Common Standard CoCs

Sensor Diagonal (mm) Standard CoC (mm)
Full-frame (35mm) 43.3 0.030
APS-C (Nikon / Sony) 28.3 0.020
APS-C (Canon) 26.8 0.018
Micro Four Thirds 21.6 0.015
1-inch 15.9 0.011
Medium format 645 70.0 0.047

These are the values most DoF calculators and lens manufacturers assume by default.

Why It Matters

Depth of field formulas all use CoC as their tolerance for “acceptably sharp.” A smaller CoC = more demanding sharpness criterion = shallower DoF for the same f-stop.

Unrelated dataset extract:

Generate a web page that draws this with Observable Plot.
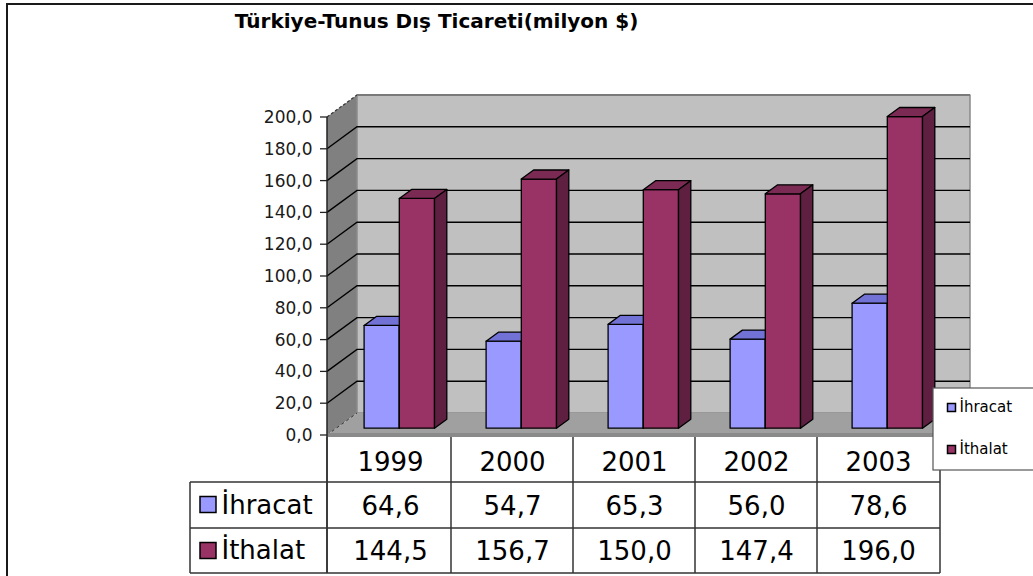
<!DOCTYPE html>
<html><head><meta charset="utf-8">
<script src="https://cdn.jsdelivr.net/npm/d3@7"></script>
<script src="https://cdn.jsdelivr.net/npm/@observablehq/plot@0.6"></script>
<style>
html,body{margin:0;padding:0;background:#fff;overflow:hidden;width:1033px;height:576px}
#wrap{position:relative;width:1033px;height:576px;overflow:hidden}
#frame{position:absolute;left:6px;top:3px;width:1100px;height:700px;border-left:2px solid #1a1a1a;border-top:2px solid #1a1a1a}
#title{position:absolute;left:0;width:873px;top:11px;line-height:20px;text-align:center;font-family:"DejaVu Sans";font-weight:bold;font-size:20px;color:#000;white-space:nowrap}
#chart{position:absolute;left:0;top:0}
</style></head><body>
<div id="wrap"><div id="frame"></div><div id="chart"></div><div id="title"></div></div>
<script>
// ---- data ----
const title = "Türkiye-Tunus Dış Ticareti(milyon $)";
const years = ["1999", "2000", "2001", "2002", "2003"];
const ihracat = [64.6, 54.7, 65.3, 56.0, 78.6];
const ithalat = [144.5, 156.7, 150.0, 147.4, 196.0];
const seriesNames = ["İhracat", "İthalat"];
const yTicks = [0, 20, 40, 60, 80, 100, 120, 140, 160, 180, 200];

// ---- styling ----
const FONT = "DejaVu Sans";
const D = [30, -22];          // full depth of the 3D box
const F0 = 0.31, F1 = 0.72;   // bar depth (front/back fraction)
const BAR_INSET = 25.8;
const COLORS = {
  front: ["#9999ff", "#993366"],
  top:   ["#7272d6", "#7a2a53"],
  side:  ["#5d5db4", "#5e1f40"]
};
const fmt = v => v.toFixed(1).replace(".", ",");
const seriesValues = [ihracat, ithalat];
const rows = [];
years.forEach((y, i) => seriesNames.forEach((s, k) => rows.push({year: y, series: k, value: seriesValues[k][i]})));

document.getElementById("title").textContent = title;

function scene(index, scales, values, dims) {
  const x = scales.x, y = scales.y;
  const bw = typeof x.bandwidth === "function" ? x.bandwidth() : (x(years[1]) - x(years[0]));
  const x0 = dims.marginLeft, x1 = dims.width - dims.marginRight;
  const yTop = y(200), yBot = y(0);
  const [dx, dy] = D;
  const g = d3.create("svg:g");
  const pts = p => p.map(q => q.join(",")).join(" ");
  const poly = (p, fill, stroke, sw) => g.append("polygon").attr("points", pts(p))
      .attr("fill", fill).attr("stroke", stroke || "none").attr("stroke-width", sw || 1).attr("stroke-linejoin", "round");
  const line = (p, stroke, sw, dash) => {
    const l = g.append("polyline").attr("points", pts(p)).attr("fill", "none")
      .attr("stroke", stroke).attr("stroke-width", sw);
    if (dash) l.attr("stroke-dasharray", dash);
    return l;
  };
  // walls
  poly([[x0, yTop], [x0 + dx, yTop + dy], [x0 + dx, yBot + dy], [x0, yBot]], "#808080");
  poly([[x0 + dx, yTop + dy], [x1 + dx, yTop + dy], [x1 + dx, yBot + dy], [x0 + dx, yBot + dy]], "#c0c0c0", "#8a8a8a", 1.5);
  poly([[x0, yBot], [x0 + dx, yBot + dy], [x1 + dx, yBot + dy], [x1, yBot]], "#a0a0a0");
  // gridlines
  for (const v of yTicks) {
    const yy = y(v);
    if (v === 0) {
      line([[x0, yy], [x0 + dx, yy + dy]], "#333", 1, "3,3");
    } else if (v === 200) {
      line([[x0, yy], [x0 + dx, yy + dy]], "#333", 1.2, "3,2");
      line([[x0 + dx, yy + dy], [x1 + dx, yy + dy]], "#7a7a7a", 2);
    } else {
      line([[x0, yy], [x0 + dx, yy + dy], [x1 + dx, yy + dy]], "#000", 1.4);
    }
  }
  // floor front thickness
  g.append("rect").attr("x", x0).attr("y", yBot - 2).attr("width", x1 - x0).attr("height", 4).attr("fill", "#8a8a8a");
  // bars
  const ox = dx * F0, oy = dy * F0, bx = dx * F1, by = dy * F1;
  for (const r of rows) {
    const s = r.series;
    const xl = x(r.year) + (s === 0 ? BAR_INSET : bw / 2);
    const xr = x(r.year) + (s === 0 ? bw / 2 : bw - BAR_INSET);
    const yt = y(r.value), yb = y(0);
    poly([[xl + ox, yt + oy], [xr + ox, yt + oy], [xr + ox, yb + oy], [xl + ox, yb + oy]], COLORS.front[s], "#000", 1.3);
    poly([[xl + ox, yt + oy], [xl + bx, yt + by], [xr + bx, yt + by], [xr + ox, yt + oy]], COLORS.top[s], "#000", 1.3);
    poly([[xr + ox, yt + oy], [xr + bx, yt + by], [xr + bx, yb + by], [xr + ox, yb + oy]], COLORS.side[s], "#000", 1.3);
  }
  // y axis + ticks
  const tTop = yBot + 2, r1 = yBot + 47, r2 = yBot + 93, tBot = yBot + 138;
  line([[x0, yTop], [x0, tBot]], "#222", 1.5);
  for (const v of yTicks) line([[x0 - 7, y(v)], [x0, y(v)]], "#222", 1.3);
  // data table grid
  const tx = [x0, ...years.slice(1).map(c => x(c)), x1];
  for (const xx of tx) line([[xx, tTop], [xx, tBot]], "#333", 1.5);
  line([[x0 - 137, r1], [x0 - 137, tBot]], "#333", 1.5);
  for (const yy of [r1, r2, tBot]) line([[x0 - 137, yy], [x1, yy]], "#333", 1.5);
  // table legend keys
  [r1, r2].forEach((yy, k) => {
    g.append("rect").attr("x", x0 - 127).attr("y", (yy + 22.5) - 8).attr("width", 16).attr("height", 16)
      .attr("fill", COLORS.front[k]).attr("stroke", "#000").attr("stroke-width", 1.5);
  });
  // legend box
  g.append("rect").attr("x", x1 - 7).attr("y", yBot - 47).attr("width", 130).attr("height", 82)
    .attr("fill", "#fff").attr("stroke", "#555").attr("stroke-width", 1.2);
  [yBot - 27, yBot + 15].forEach((yy, k) => {
    g.append("rect").attr("x", x1 + 7.5).attr("y", yy - 4.5).attr("width", 8).attr("height", 8)
      .attr("fill", COLORS.front[k]).attr("stroke", "#000").attr("stroke-width", 1.5);
  });
  return g.node();
}

const T = {fill: "#000", lineAnchor: "middle"};
const plot = Plot.plot({
  width: 1033,
  height: 576,
  marginLeft: 327,
  marginRight: 93,
  marginTop: 117,
  marginBottom: 141,
  x: {type: "band", domain: years, padding: 0, axis: null},
  y: {domain: [0, 200], axis: null},
  style: {fontFamily: FONT, background: "transparent", color: "#000"},
  marks: [
    scene,
    Plot.text(yTicks, {y: d => d, text: fmt, frameAnchor: "left", dx: -15, textAnchor: "end", fontSize: 17, fill: "#1a1a1a", lineAnchor: "middle"}),
    Plot.text(years, {...T, x: d => d, text: d => d, frameAnchor: "bottom", dy: 27, fontSize: 26}),
    Plot.text(rows.filter(r => r.series === 0), {...T, x: "year", text: d => fmt(d.value), frameAnchor: "bottom", dy: 71, fontSize: 26}),
    Plot.text(rows.filter(r => r.series === 1), {...T, x: "year", text: d => fmt(d.value), frameAnchor: "bottom", dy: 116, fontSize: 26}),
    Plot.text([seriesNames[0]], {...T, text: d => d, frameAnchor: "bottom-left", dx: -106, dy: 70, textAnchor: "start", fontSize: 26}),
    Plot.text([seriesNames[1]], {...T, text: d => d, frameAnchor: "bottom-left", dx: -106, dy: 115, textAnchor: "start", fontSize: 26}),
    Plot.text([seriesNames[0]], {...T, text: d => d, frameAnchor: "bottom-right", dx: 19, dy: -28, textAnchor: "start", fontSize: 15}),
    Plot.text([seriesNames[1]], {...T, text: d => d, frameAnchor: "bottom-right", dx: 19, dy: 14, textAnchor: "start", fontSize: 15})
  ]
});
document.getElementById("chart").appendChild(plot);
</script>
</body></html>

Pixel-peepers viewing 100% crops effectively shrink CoC (sometimes to 1 pixel pitch), which is why DoF “feels” shallower than calculator predictions on high-resolution sensors.

Custom Viewing Conditions

For a specific print size and viewing distance:

CoC = (sensor diagonal / print diagonal) × min_resolvable_size_at_viewing_distance

Standard human visual acuity resolves about 0.2 mm at a 25 cm viewing distance. Scale linearly for other viewing distances.

Worked Example — 8×10 Print at 30 cm

  • Print diagonal: 12.8 inches = 325 mm
  • Min resolvable at 30 cm: 0.24 mm
  • For a full-frame sensor (43.3 mm diagonal): CoC = (43.3 / 325) × 0.24 = 0.032 mm ≈ standard 0.030 mm

Matches the manufacturer default, confirming the standard’s underlying assumptions.

Pixel-Limited CoC

For digital images viewed at 100% on screen:

  • 24 MP full-frame: pixel pitch ≈ 6 μm → CoC ≈ 0.012 mm
  • 50 MP full-frame: pixel pitch ≈ 4 μm → CoC ≈ 0.008 mm
  • 100 MP medium format: pixel pitch ≈ 3.7 μm → CoC ≈ 0.0074 mm

Modern high-resolution sensors push the practical CoC well below the conventional 0.030 mm — leading to noticeably shallower apparent DoF in pixel-peeping conditions.

Caveats

CoC is a viewing-condition-dependent quantity, not an absolute property of the lens. A sharp image at 8×10 may look soft when blown up to 30×40. Always design DoF for the most demanding viewing condition the image will see.

Practical Use

Once you know CoC, plug it into the depth-of-field formula:

DoF ≈ 2 × N × CoC × (focus_distance / focal_length)²

This is what every DoF calculator does internally — and why selecting the right sensor format is the first step in any DoF calculation.